A absolvição do senador Renan Calheiros, a despeito das evidências cristalinas de que suas relações financeiras com um lobista eram inexplicáveis, é um acinte, um desrespeito à inteligência da população, uma bofetada no rosto da nação que, ingenuamente, acreditou que seus representantes na Câmara Alta honrariam o mandato popular pondo fim a um dos episódios mais deprimentes de nossa história política ao longo de 185 anos de independência. Os 40 senadores que absolveram Renan Calheiros e os 6 que se refugiaram na pusilanimidade da abstenção voltaram as costas ao robusto relatório no Conselho de Ética e à decisão da maioria absoluta de seus membros que recomendaram a cassação do mandato do senador acusado. Agora, seus apoiadores públicos e discretos estão claramente aliviados. Oligarcas como José Sarney e sua filha Roseana (aquela do caso Lunus, também nunca explicado de maneira convincente) viram sua sobrevida política assegurada enquanto antigas esperanças de renovação na política brasileira, como Aloízio Mercadante, desnudaram suas verdadeiras crenças e valores; outros simplesmente confirmaram o prognóstico, como dizem os turfistas. Uma vergonha.
Era impossível enganar-se: em quatro meses, Renan Calheiros produziu sucessivas e contraditórias versões para os mesmos fatos, as quais foram se alterando e ajustando à medida que as anteriores eram demolidas por novos testemunhos, documentos e revelações da imprensa. Quando apegou-se à versão de que seus rendimentos declarados eram complementados por vendas de gado, as inconsistências eram tão grandes que a "explicação" não poderia ser levada a sério. Os documentos que supostamente confirmavam as tais vendas não resistiram ao primeiro sopro da investigação técnica de peritos criminais, ruindo como um castelo de cartas.
Apesar de tudo isso, 46 senadores não acreditaram que algo de podre tivesse acontecido no reino brasiliense. Curiosamente, mesmo pessoas altamente versadas em investigações criminais, como o senador Romeu Tuma, deixaram-se conduzir infantilmente para caminhos e raciocínios tortuosos durante o processo. Em vez de tentar comprovar que a versão de Calheiros de que era dele o dinheiro fornecido ao lobista e repassado à amante , o que seria facílimo, bastando exigir os extratos bancários em que as saídas estivessem registradas, o Senado preferiu concentrar-se numa confusa tentativa de provar que Calheiros tinha recursos para fazê-lo. Ora, qualquer criança sabe que entre alguém ter feito alguma coisa e ter a capacidade de fazê-lo existe uma distância infinita.
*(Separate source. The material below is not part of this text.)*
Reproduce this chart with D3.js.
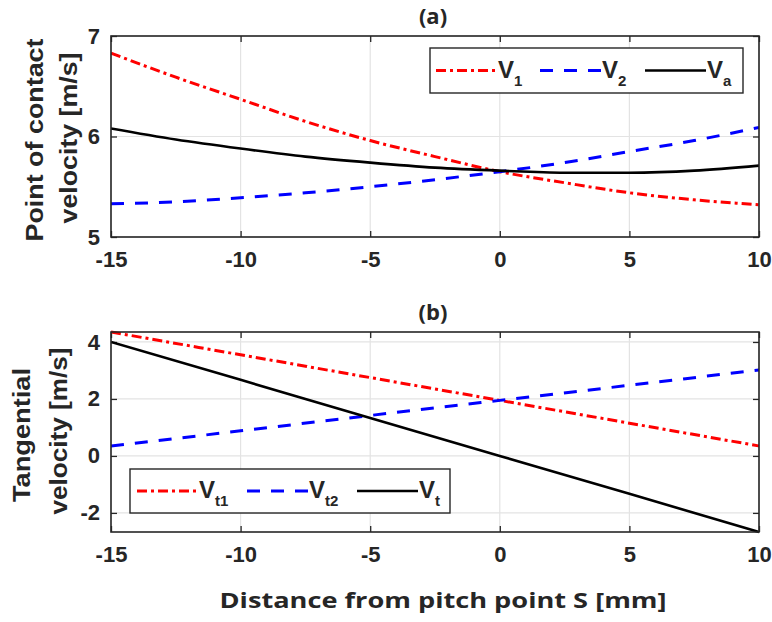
<!DOCTYPE html>
<html>
<head>
<meta charset="utf-8">
<script src="https://cdn.jsdelivr.net/npm/d3@7/dist/d3.min.js"></script>
<style>
  body { margin: 0; background: #fff; }
  svg { display: block; }
  text { font-family: "Liberation Sans", Arial, sans-serif; fill: #262626; }
</style>
</head>
<body>
<svg id="chart"></svg>
<script>
// data
const xTicks = [-15, -10, -5, 0, 5, 10];

// panel (a): point of contact velocity [m/s]
const sA = [-15, -12.5, -10, -7.5, -5, -2.5, 0, 2.5, 5, 7.5, 10];
const v1 = [6.83, 6.59, 6.37, 6.15, 5.96, 5.80, 5.65, 5.54, 5.44, 5.37, 5.32];
const v2 = [5.33, 5.35, 5.39, 5.44, 5.50, 5.57, 5.65, 5.74, 5.85, 5.96, 6.09];
const va = [6.08, 5.97, 5.88, 5.80, 5.74, 5.69, 5.66, 5.64, 5.64, 5.66, 5.71];
const yTicksA = [5, 6, 7];

// panel (b): tangential velocity [m/s]
const sB = [-15, -10, -5, 0, 5, 10];
const vt1 = [4.35, 3.55, 2.75, 1.95, 1.15, 0.35];
const vt2 = [0.35, 0.88, 1.42, 1.95, 2.48, 3.02];
const vt = [4.00, 2.67, 1.33, 0.00, -1.33, -2.67];
const yTicksB = [-2, 0, 2, 4];

const width = 772, height = 622;
const svg = d3.select('#chart').attr('width', width).attr('height', height);

const left = 111, right = 759;
const x = d3.scaleLinear().domain([-15, 10]).range([left, right]);
const fmt = d => String(d);   // plain hyphen minus, no decimals

const styles = {
  red:   { color: '#ff0000', dash: '10,4,3,4', w: 3 },
  blue:  { color: '#0000ff', dash: '13,11', w: 3 },
  black: { color: '#000000', dash: null, w: 2.6 }
};

function drawPanel(p) {
  const y = d3.scaleLinear().domain(p.yDomain).range([p.bottom, p.top]);
  const g = svg.append('g');

  // grid
  g.selectAll('.gx').data(xTicks).enter().append('line')
    .attr('x1', d => x(d)).attr('x2', d => x(d))
    .attr('y1', p.top).attr('y2', p.bottom)
    .attr('stroke', '#e3e3e3').attr('stroke-width', 1.2);
  g.selectAll('.gy').data(p.yTicks).enter().append('line')
    .attr('x1', left).attr('x2', right)
    .attr('y1', d => y(d)).attr('y2', d => y(d))
    .attr('stroke', '#e3e3e3').attr('stroke-width', 1.2);

  // axes, ticks inside on all four sides
  const tl = 6;
  g.append('g').attr('transform', `translate(0,${p.bottom})`)
    .call(d3.axisBottom(x).tickValues(xTicks).tickFormat(fmt).tickSize(-tl).tickPadding(tl + 8))
    .call(a => a.select('.domain').remove());
  g.append('g').attr('transform', `translate(0,${p.top})`)
    .call(d3.axisTop(x).tickValues(xTicks).tickSize(-tl).tickFormat(''))
    .call(a => a.select('.domain').remove());
  g.append('g').attr('transform', `translate(${left},0)`)
    .call(d3.axisLeft(y).tickValues(p.yTicks).tickFormat(fmt).tickSize(-tl).tickPadding(tl + 5))
    .call(a => a.select('.domain').remove());
  g.append('g').attr('transform', `translate(${right},0)`)
    .call(d3.axisRight(y).tickValues(p.yTicks).tickSize(-tl).tickFormat(''))
    .call(a => a.select('.domain').remove());
  g.selectAll('.tick line').attr('stroke', '#262626').attr('stroke-width', 1.3);
  g.selectAll('.tick text')
    .attr('font-family', '"Liberation Sans", Arial, sans-serif')
    .attr('font-size', 22).attr('font-weight', 'bold').attr('fill', '#262626');

  // clip
  const cid = 'clip' + p.id;
  svg.append('clipPath').attr('id', cid).append('rect')
    .attr('x', left).attr('y', p.top - 2)
    .attr('width', right - left).attr('height', p.bottom - p.top + 4);

  const line = d3.line().x(d => x(d[0])).y(d => y(d[1])).curve(d3.curveMonotoneX);
  p.series.forEach(s => {
    const st = styles[s.style];
    g.append('path')
      .datum(p.xs.map((v, i) => [v, s.values[i]]))
      .attr('clip-path', `url(#${cid})`)
      .attr('d', line)
      .attr('fill', 'none')
      .attr('stroke', st.color)
      .attr('stroke-width', st.w)
      .attr('stroke-dasharray', st.dash);
  });

  // frame
  g.append('rect')
    .attr('x', left).attr('y', p.top)
    .attr('width', right - left).attr('height', p.bottom - p.top)
    .attr('fill', 'none').attr('stroke', '#262626').attr('stroke-width', 1.6);

  // title
  g.append('text')
    .attr('x', (left + right) / 2 - 2).attr('y', p.top - 12)
    .attr('text-anchor', 'middle')
    .style('font-family', '"Open Sans", sans-serif')
    .attr('font-size', 22).attr('font-weight', 'bold').attr('fill', '#111')
    .text(p.title);

  // y label, two lines
  p.ylabel.forEach((t, i) => {
    g.append('text')
      .attr('transform', `translate(${p.ylabelX[i]},${p.ylabelY[i]}) rotate(-90)`)
      .attr('text-anchor', 'middle')
      .attr('font-size', 24).attr('font-weight', 'bold').attr('fill', '#262626')
      .attr('textLength', p.ylabelLen[i]).attr('lengthAdjust', 'spacingAndGlyphs')
      .text(t);
  });

  // legend
  const L = p.legend;
  g.append('rect')
    .attr('x', L.x).attr('y', L.y).attr('width', L.w).attr('height', L.h)
    .attr('fill', '#fff').attr('stroke', '#262626').attr('stroke-width', 1.4);
  p.series.forEach((s, i) => {
    const st = styles[s.style];
    const x0 = L.x + L.offsets[i];
    const ly = L.y + L.h / 2;
    g.append('line')
      .attr('x1', x0).attr('x2', x0 + 61).attr('y1', ly).attr('y2', ly)
      .attr('stroke', st.color).attr('stroke-width', st.w)
      .attr('stroke-dasharray', st.dash);
    const t = g.append('text')
      .attr('x', x0 + 62).attr('y', ly + 7)
      .attr('font-size', 24).attr('font-weight', 'bold').attr('fill', '#1a1a1a');
    t.append('tspan').text('V');
    t.append('tspan').attr('dy', 8).attr('font-size', 15).text(s.sub);
  });
}

drawPanel({
  id: 'a', top: 36, bottom: 237, yDomain: [5, 7], yTicks: yTicksA,
  xs: sA, title: '(a)',
  ylabel: ['Point of contact', 'velocity [m/s]'],
  ylabelX: [43, 77], ylabelY: [140, 138], ylabelLen: [203, 171],
  series: [
    { values: v1, style: 'red', sub: '1' },
    { values: v2, style: 'blue', sub: '2' },
    { values: va, style: 'black', sub: 'a' }
  ],
  legend: { x: 430, y: 48, w: 313, h: 45, offsets: [6, 110, 215] }
});

drawPanel({
  id: 'b', top: 332, bottom: 532, yDomain: [-2.67, 4.35], yTicks: yTicksB,
  xs: sB, title: '(b)',
  ylabel: ['Tangential', 'velocity [m/s]'],
  ylabelX: [30, 67], ylabelY: [435, 431], ylabelLen: [134, 167],
  series: [
    { values: vt1, style: 'red', sub: 't1' },
    { values: vt2, style: 'blue', sub: 't2' },
    { values: vt, style: 'black', sub: 't' }
  ],
  legend: { x: 130, y: 469, w: 320, h: 44, offsets: [7, 117, 227] }
});

// shared x label
svg.append('text')
  .attr('x', 443).attr('y', 608)
  .attr('text-anchor', 'middle')
  .style('font-family', '"Open Sans", sans-serif')
  .attr('font-size', 22).attr('font-weight', 'bold').attr('fill', '#111')
  .attr('textLength', 447).attr('lengthAdjust', 'spacingAndGlyphs')
  .text('Distance from pitch point  S [mm]');
</script>
</body>
</html>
E assim, de mistificação em mistificação, Renan Calheiros chegou à absolvição não se pejando de valer-se da cátedra de presidente da mais alta Casa do Parlamento para imiscuir-se na apuração do ocorrido, recorrendo a todos os artifícios e artimanhas processuais possíveis para dificultar a investigação, embaralhar fatos e versões e evitar que a verdade viesse à luz.
Mas a população não vai deixar isso assim. Renan Calheiros pode ter se livrado da perda de seu mandato graças ao espírito corporativista da maioria de seus pares, mas nunca se livrará da memória coletiva dos brasileiros, que lhe imporá um estigma que nunca poderá esconder. Os senadores que o absolveram, preferindo desconhecer a robustez das evidências, a contundência do relatório e o resultado da votação no Conselho de Ética, nunca se livrarão da convicção geral de que prestaram um enorme desserviço à democracia ao deixar claro que o parlamento é incapaz de extirpar seus próprios tumores. Para manter uma velha tradição de impunidade, que os brasileiros pensavam estar com seus dias contados após o histórico voto do Supremo Tribunal Federal no caso dos mensaleiros, os senadores que absolveram Renan Calheiros demonstraram que a população não pode confiar na ação autodepurativa do parlamento. Os milhões de indivíduos que, lutando com enormes dificuldades para levar sua vidinha ordeira, mourejando de sol a sol para manter e educar suas famílias e tendo de resignar-se à insuficiência e à má qualidade dos serviços públicos, não mereciam assistir a essa convalidação do deboche e da desfaçatez, de desrespeito com seu dinheiro e de agressão à sua inteligência.
Mas uma pergunta martela o espírito de muita gente, inclusive o meu: de onde vem tanto prestígio do senador Renan Calheiros? Será que ele sabe alguma coisa que nós, pobres mortais, não sabemos?
Belmiro Valverde Jobim Castor é professor do doutorado em Administração da PUCPR.